Current results frameworks on resilience are not outcome-oriented and risk emphasizing spending over results.It is not possible to meaningfully measure spending on adaptation.


Develop and pilot territorial and national-level measures of adaptation-related outcomes and impacts for inclusion in an improved results framework.  These could include better measures of institutional capability, household measures of vulnerability and exposure, and biophysical measures such as water consumption.


Costs and impacts of presumed adaptation-oriented activities are not well understood.


Pilot approaches to better assess the costs, benefits, sustainability, and impact of activities with presumed resilience benefits. 
(Click here for examples of issues where information is needed to better guide development choices.)

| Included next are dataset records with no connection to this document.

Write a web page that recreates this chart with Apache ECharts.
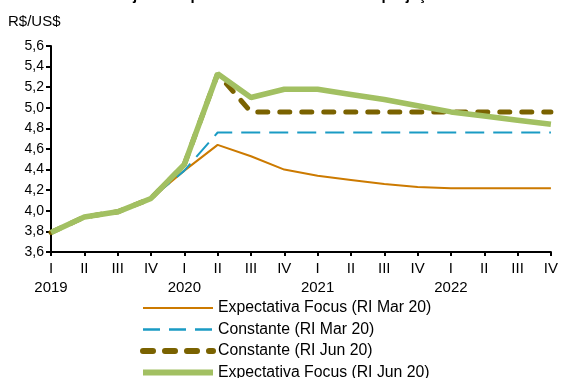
<!DOCTYPE html>
<html><head><meta charset="utf-8">
<script src="https://cdn.jsdelivr.net/npm/echarts@6/dist/echarts.min.js"></script>
<style>html,body{margin:0;padding:0;background:#fff}#c{width:561px;height:378px}</style>
</head><body><div id="c"></div>
<script>
var quarters = ['I','II','III','IV','I','II','III','IV','I','II','III','IV','I','II','III','IV'];
var years = ['2019','','','','2020','','','','2021','','','','2022','','',''];
var focusMar = [3.79,3.94,3.99,4.12,4.39,4.64,4.53,4.40,4.34,4.30,4.26,4.23,4.22,4.22,4.22,4.22];
var constMar = [3.79,3.94,3.99,4.12,4.39,4.76,4.76,4.76,4.76,4.76,4.76,4.76,4.76,4.76,4.76,4.76];
var constJun = [3.79,3.94,3.99,4.12,4.45,5.33,4.96,4.96,4.96,4.96,4.96,4.96,4.96,4.96,4.96,4.96];
var focusJun = [3.79,3.94,3.99,4.12,4.45,5.33,5.10,5.18,5.18,5.13,5.08,5.02,4.96,4.92,4.88,4.84];
var names = ['Expectativa Focus (RI Mar 20)','Constante (RI Mar 20)','Constante (RI Jun 20)','Expectativa Focus (RI Jun 20)'];

var chart = echarts.init(document.getElementById('c'), null, {renderer:'canvas'});
var font = 'Liberation Sans, Arial, sans-serif';
chart.setOption({
  animation:false,
  backgroundColor:'#fff',
  textStyle:{fontFamily:font},
  title:{text:'Gráfico 2.16 – Trajetórias para a taxa de câmbio nas projeções', left:8, top:-12, padding:0,
    textStyle:{fontSize:15, fontWeight:'bold', color:'#000', fontFamily:font}},
  grid:{left:51, right:8, top:46, bottom:126, containLabel:false},
  legend:{orient:'vertical', left:140, top:300, height:110, padding:0, itemWidth:70, itemHeight:14, itemGap:5.5,
    itemStyle:{opacity:0},
    textStyle:{fontSize:15.8, lineHeight:14, color:'#000', fontFamily:font},
    data:[
      {name:names[0], lineStyle:{width:2}},
      {name:names[1], lineStyle:{width:2.5, type:[17,9]}},
      {name:names[2], lineStyle:{width:6, type:[10,12], cap:'round'}},
      {name:names[3], lineStyle:{width:6}}
    ]},
  xAxis:{type:'category', boundaryGap:false, data:quarters,
    axisLine:{lineStyle:{color:'#000', width:2}},
    axisTick:{show:true, alignWithLabel:true, length:4, lineStyle:{color:'#000', width:2}},
    axisLabel:{interval:0, color:'#000', fontSize:15, margin:7, lineHeight:19,
      formatter:function(v,i){ return years[i] ? v + '\n' + years[i] : v; }}},
  yAxis:{type:'value', min:3.6, max:5.6, interval:0.2,
    name:'R$/US$', nameLocation:'end', nameGap:17,
    nameTextStyle:{color:'#000', fontSize:15, align:'left', padding:[0,0,0,-43]},
    axisLine:{show:true, lineStyle:{color:'#000', width:2}},
    axisTick:{show:true, length:5, lineStyle:{color:'#000', width:2}},
    splitLine:{show:false},
    axisLabel:{color:'#000', fontSize:14, margin:7,
      formatter:function(v){ return v.toFixed(1).replace('.', ','); }}},
  series:[
    {name:names[0], type:'line', data:focusMar, symbol:'none', z:2,
     lineStyle:{color:'#cc7a00', width:2}, itemStyle:{color:'#cc7a00'}},
    {name:names[1], type:'line', data:constMar, symbol:'none', z:3,
     lineStyle:{color:'#1a9bc4', width:2, type:[19,9]}, itemStyle:{color:'#1a9bc4'}},
    {name:names[2], type:'line', data:constJun, symbol:'none', z:4,
     lineStyle:{color:'#7a6200', width:5, type:[10,12], cap:'round'}, itemStyle:{color:'#7a6200'}},
    {name:names[3], type:'line', data:focusJun, symbol:'none', z:5,
     lineStyle:{color:'#a2c062', width:5.5}, itemStyle:{color:'#a2c062'}}
  ]
});
</script></body></html>
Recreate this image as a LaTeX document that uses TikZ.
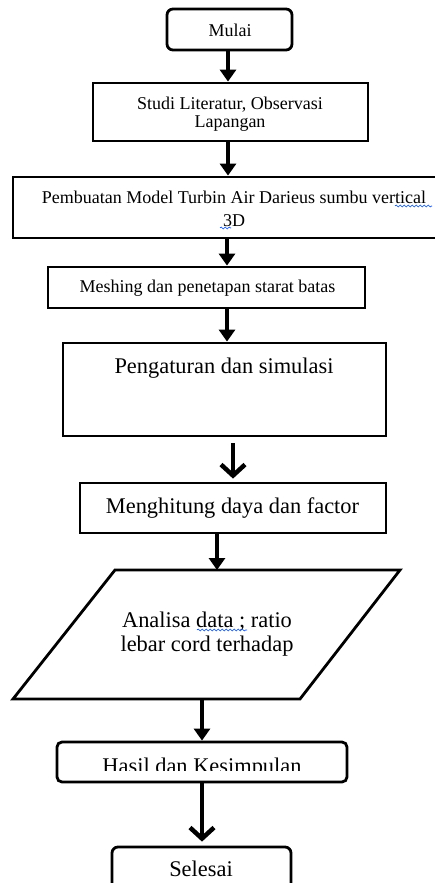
\documentclass[tikz,border=0pt]{standalone}
\usepackage{fontspec}
\setmainfont{Liberation Serif}
\usetikzlibrary{arrows.meta,decorations.pathmorphing}
\begin{document}
\begin{tikzpicture}[x=1pt,y=-1pt,
  box/.style={draw,line width=2.8pt,inner sep=0pt},
  rbox/.style={box,rounded corners=6pt},
  fs/.style={font=\fontsize{18}{19}\selectfont,inner sep=0pt},
  fl/.style={font=\fontsize{22.4}{24}\selectfont,inner sep=0pt},
  arr/.style={line width=4pt,-{Triangle[length=12pt,width=16pt]}},
  arrv/.style={line width=4.5pt,-{Straight Barb[length=11pt,width=24pt,line width=4.5pt]}},
  wavy/.style={draw=blue!70!cyan,line width=0.6pt,decorate,decoration={snake,amplitude=1pt,segment length=4pt}}]
\useasboundingbox (0,0) rectangle (435,883);
\fill[white] (0,0) rectangle (435,883);
% boxes
\node[rbox,minimum width=125pt,minimum height=41pt] (mulai) at (229.5,29.5) {};
\node[box,minimum width=275pt,minimum height=58pt] (studi) at (230.5,112) {};
\node[box,minimum width=424pt,minimum height=61pt] (pemb) at (225,207.5) {};
\node[box,minimum width=317pt,minimum height=41pt] (mesh) at (206.5,287.5) {};
\node[box,minimum width=323pt,minimum height=93pt] (peng) at (224.5,389.5) {};
\node[box,minimum width=306pt,minimum height=50pt] (meng) at (233,508) {};
\coordinate (pA) at (115,570);
\coordinate (pB) at (400,570);
\coordinate (pC) at (300,699);
\coordinate (pD) at (13,699);
\draw[line width=2.8pt,line join=miter] (pA) -- (pB) -- (pC) -- (pD) -- cycle;
\node[rbox,rounded corners=5pt,minimum width=290pt,minimum height=40pt] (hasil) at (202,762) {};
\node[rbox,minimum width=179pt,minimum height=60pt] (selesai) at (201.5,877) {};
% texts
\node[fs,anchor=base] (tmulai) at (230,37) {Mulai};
\node[fs,align=center,font=\fontsize{18}{18}\selectfont] (tstudi) at (230,114.5) {Studi Literatur, Observasi\\Lapangan};
\node[fs,align=center,font=\fontsize{18}{23}\selectfont] (tpemb) at (234,209) {Pembuatan Model Turbin Air Darieus sumbu vertical\\3D};
\node[fs,anchor=base] (tmesh) at (207.5,292) {Meshing dan penetapan starat batas};
\node[fl,anchor=base] (tpeng) at (224,373) {Pengaturan dan simulasi};
\node[fl,anchor=base] (tmeng) at (232.5,513) {Menghitung daya dan factor};
\node[fl,align=center,font=\fontsize{22.4}{24}\selectfont] (tanal) at (207,634) {Analisa data ; ratio\\lebar cord terhadap};
\begin{scope}
\clip (57,742) rectangle (347,770);
\node[fl,anchor=base] (thasil) at (202,773) {Hasil dan Kesimpulan};
\end{scope}
\node[fl,anchor=base] (tselesai) at (201,876) {Selesai};
% spell-check underlines
\draw[wavy] (395,206) -- (432,206);
\draw[wavy] (220,228) -- (231,228);
\draw[wavy] (197,630) -- (247,630);
% connectors
\coordinate (x1) at (228,0);
\coordinate (x4) at (227,0);
\coordinate (x5) at (233,0);
\coordinate (x6) at (217,0);
\coordinate (x7) at (202,0);
\draw[arr] (mulai.south -| x1) -- (studi.north -| x1);
\draw[arr] (studi.south -| x1) -- (pemb.north -| x1);
\draw[arr] (pemb.south -| x4) -- (mesh.north -| x4);
\draw[arr] (mesh.south -| x4) -- (peng.north -| x4);
\draw[arrv] ([yshift=-6pt]peng.south -| x5) -- ([yshift=3pt]meng.north -| x5);
\draw[arr] (meng.south -| x6) -- (pA -| x6);
\draw[arr] (pD -| x7) -- (hasil.north -| x7);
\draw[arrv] (hasil.south -| x7) -- ([yshift=4pt]selesai.north -| x7);
\end{tikzpicture}
\end{document}
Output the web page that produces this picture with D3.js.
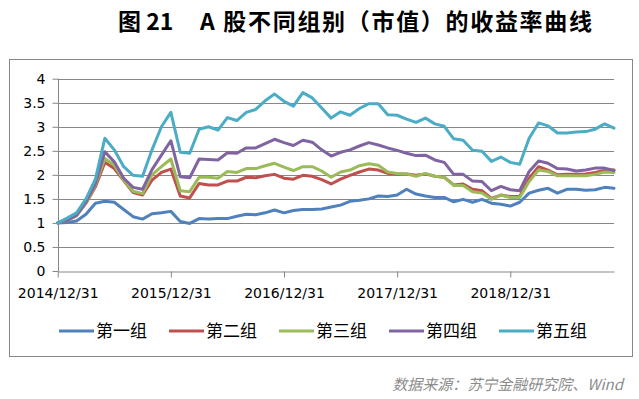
<!DOCTYPE html>
<html>
<head>
<meta charset="utf-8">
<script src="https://cdn.jsdelivr.net/npm/d3@7/dist/d3.min.js"></script>
<style>
  body { margin: 0; background: #fff; }
  svg { display: block; }
</style>
</head>
<body>
<div class="svg-container"></div>
<script>
// month ends, Dec 2014 - Nov 2019
var months = [
  "2014/12/31",
  "2015/01/31","2015/02/28","2015/03/31","2015/04/30","2015/05/31","2015/06/30",
  "2015/07/31","2015/08/31","2015/09/30","2015/10/31","2015/11/30","2015/12/31",
  "2016/01/31","2016/02/29","2016/03/31","2016/04/30","2016/05/31","2016/06/30",
  "2016/07/31","2016/08/31","2016/09/30","2016/10/31","2016/11/30","2016/12/31",
  "2017/01/31","2017/02/28","2017/03/31","2017/04/30","2017/05/31","2017/06/30",
  "2017/07/31","2017/08/31","2017/09/30","2017/10/31","2017/11/30","2017/12/31",
  "2018/01/31","2018/02/28","2018/03/31","2018/04/30","2018/05/31","2018/06/30",
  "2018/07/31","2018/08/31","2018/09/30","2018/10/31","2018/11/30","2018/12/31",
  "2019/01/31","2019/02/28","2019/03/31","2019/04/30","2019/05/31","2019/06/30",
  "2019/07/31","2019/08/31","2019/09/30","2019/10/31","2019/11/30"
];
var xTickLabels = ["2014/12/31","2015/12/31","2016/12/31","2017/12/31","2018/12/31"];
var yTicks = [0, 0.5, 1, 1.5, 2, 2.5, 3, 3.5, 4];

var group1 = [1.00,1.01,1.04,1.18,1.41,1.45,1.43,1.28,1.13,1.08,1.19,1.21,1.24,
  1.03,0.99,1.09,1.08,1.09,1.09,1.14,1.18,1.17,1.21,1.27,1.21,
  1.26,1.28,1.28,1.29,1.33,1.37,1.45,1.47,1.50,1.56,1.55,1.58,
  1.70,1.60,1.56,1.53,1.53,1.44,1.49,1.43,1.49,1.41,1.39,1.35,
  1.43,1.62,1.68,1.72,1.62,1.70,1.70,1.68,1.69,1.74,1.72];
var group2 = [1.00,1.05,1.15,1.41,1.75,2.26,2.13,1.88,1.63,1.58,1.89,2.05,2.12,
  1.56,1.52,1.82,1.79,1.79,1.87,1.87,1.95,1.94,1.98,2.01,1.93,
  1.91,1.99,1.97,1.90,1.81,1.91,1.99,2.06,2.12,2.10,2.03,2.02,
  2.02,1.99,2.02,1.97,1.95,1.79,1.81,1.70,1.67,1.51,1.58,1.55,
  1.55,1.93,2.17,2.10,2.00,2.01,2.01,2.02,2.05,2.09,2.10];
var group3 = [1.00,1.06,1.15,1.42,1.79,2.34,2.20,1.89,1.66,1.61,2.00,2.17,2.33,
  1.67,1.65,1.95,1.95,1.93,2.07,2.05,2.13,2.13,2.19,2.24,2.16,
  2.09,2.17,2.17,2.08,1.95,2.06,2.10,2.19,2.23,2.20,2.06,2.03,
  2.02,1.97,2.03,1.97,1.95,1.78,1.78,1.65,1.62,1.49,1.58,1.53,
  1.53,1.86,2.10,2.07,1.98,1.98,1.98,1.98,2.01,2.06,2.05];
var group4 = [1.00,1.06,1.16,1.44,1.82,2.48,2.27,1.93,1.74,1.70,2.11,2.41,2.71,
  1.96,1.94,2.33,2.32,2.31,2.46,2.45,2.56,2.56,2.65,2.74,2.67,
  2.61,2.72,2.68,2.52,2.39,2.47,2.52,2.60,2.67,2.62,2.56,2.51,
  2.45,2.40,2.41,2.31,2.26,2.01,2.01,1.87,1.86,1.67,1.76,1.69,
  1.67,2.07,2.29,2.24,2.13,2.12,2.08,2.10,2.14,2.14,2.09];
var group5 = [1.00,1.10,1.21,1.50,1.91,2.76,2.52,2.17,1.99,1.97,2.52,3.00,3.30,
  2.47,2.45,2.95,3.00,2.93,3.19,3.13,3.30,3.36,3.54,3.68,3.53,
  3.43,3.71,3.60,3.39,3.18,3.31,3.24,3.38,3.48,3.48,3.25,3.24,
  3.16,3.09,3.18,3.06,3.01,2.75,2.72,2.51,2.49,2.28,2.37,2.26,
  2.22,2.76,3.08,3.02,2.87,2.87,2.89,2.90,2.95,3.06,2.97];

var seriesNames = ["第一组","第二组","第三组","第四组","第五组"];
var seriesValues = [group1, group2, group3, group4, group5];
var colors = ["#4F81BD","#C0504D","#9BBB59","#8064A2","#4BACC6"];

var width = 639, height = 399;
var gridColor = "#878787";
var latin = "'DejaVu Sans', sans-serif";
var cjk = "'Noto Sans CJK SC', sans-serif";

var svg = d3.select(".svg-container").append("svg")
  .attr("width", width)
  .attr("height", height);

// title
svg.append("text")
  .attr("x", 118).attr("y", 30)
  .style("font-family", cjk).style("font-weight", "700").style("font-size", "23px")
  .text("图 21");
svg.append("text")
  .attr("x", 200).attr("y", 30)
  .attr("textLength", 392).attr("lengthAdjust", "spacing")
  .style("font-family", cjk).style("font-weight", "700").style("font-size", "23px")
  .text("A 股不同组别（市值）的收益率曲线");

// chart border
svg.append("rect")
  .attr("x", 9.5).attr("y", 59.5)
  .attr("width", 623).attr("height", 297)
  .attr("fill", "none").attr("stroke", gridColor);

// scales
var x = d3.scalePoint().domain(months).range([57.7, 614]);
var y = d3.scaleLinear().domain([0, 4]).range([271, 78.7]);

// gridlines
svg.append("g")
  .selectAll("line")
  .data(yTicks.filter(function(d){ return d > 0; }))
  .enter().append("line")
  .attr("x1", 57.7).attr("x2", 614)
  .attr("y1", function(d){ return Math.round(y(d)) + 0.5; })
  .attr("y2", function(d){ return Math.round(y(d)) + 0.5; })
  .style("stroke", gridColor);

// Y axis
var yAxis = svg.append("g")
  .attr("transform", "translate(" + (Math.round(57.7) + 0.5) + ",0)")
  .call(d3.axisLeft(y).tickValues(yTicks).tickSize(6).tickPadding(7)
    .tickFormat(function(d){ return d3.format("")(d); }));

// X axis
var xAxis = svg.append("g")
  .attr("transform", "translate(0," + (Math.round(271) + 0.5) + ")")
  .call(d3.axisBottom(x).tickValues(xTickLabels).tickSize(6).tickPadding(11).tickSizeOuter(0));

[yAxis, xAxis].forEach(function(g){
  g.select(".domain").style("stroke", gridColor);
  g.selectAll(".tick line").style("stroke", gridColor);
  g.selectAll("text")
    .style("font-family", latin).style("font-size", "14px").style("fill", "#000");
});
yAxis.select(".domain").attr("d", "M0," + y(4) + "V" + y(0));

// lines
var line = d3.line()
  .x(function(d, i){ return x(months[i]); })
  .y(function(d){ return y(d); });

seriesValues.forEach(function(vals, k){
  svg.append("path")
    .datum(vals)
    .attr("d", line)
    .attr("fill", "none")
    .attr("stroke", colors[k])
    .attr("stroke-width", 3)
    .attr("stroke-linejoin", "round")
    .attr("stroke-linecap", "round");
});

// legend
var legend = svg.append("g").selectAll("g")
  .data(seriesNames)
  .enter().append("g")
  .attr("transform", function(d, i){ return "translate(" + (59 + i * 110) + ",331)"; });
legend.append("line")
  .attr("x1", 0).attr("x2", 35)
  .attr("stroke", function(d, i){ return colors[i]; })
  .attr("stroke-width", 3);
legend.append("text")
  .attr("x", 37).attr("y", 6)
  .style("font-family", cjk).style("font-size", "17px")
  .text(function(d){ return d; });

// source
svg.append("text")
  .attr("x", 623).attr("y", 390)
  .attr("text-anchor", "end")
  .style("font-family", cjk).style("font-style", "italic").style("font-size", "15px")
  .style("fill", "#8c8c8c")
  .text("数据来源：苏宁金融研究院、Wind");
</script>
</body>
</html>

An inspirational example is the Bank-financed Sujala Project in Karnataka, India,which had an exemplary monitoring and evaluation system, conducted by the Indian Space Research Organization. The project used rapid feedback on results to improve targeting of antipoverty efforts on women and landless people. It rigorously documented income gains and environmental improvements, leading to widespread scale up of the project’s approach.


Hydromet systems potentially offer important benefits, but are poorly maintained in many countries especially in Sub-Saharan Africa.


Support countries to improve quality and use of hydromet services and encourage the sharing of hydromet information within and between countries.


Anticipatory actions, including spatial planning, are critical for some aspects of long run climate change adaptation.


Promote attention to anticipatory adaptation to long-run climate change. Integrate long run spatial development concerns into development planning for coastal cities, estuaries, and floodplain, and into national biodiversity plans.


National adaptation plans have spread themselves too thin across too many topics and locations.


Although adaptation involves cross sectoral issues, countries and regions with limited capacity should take a focused approach, tackling a priority issue, and integrating planning with implementation.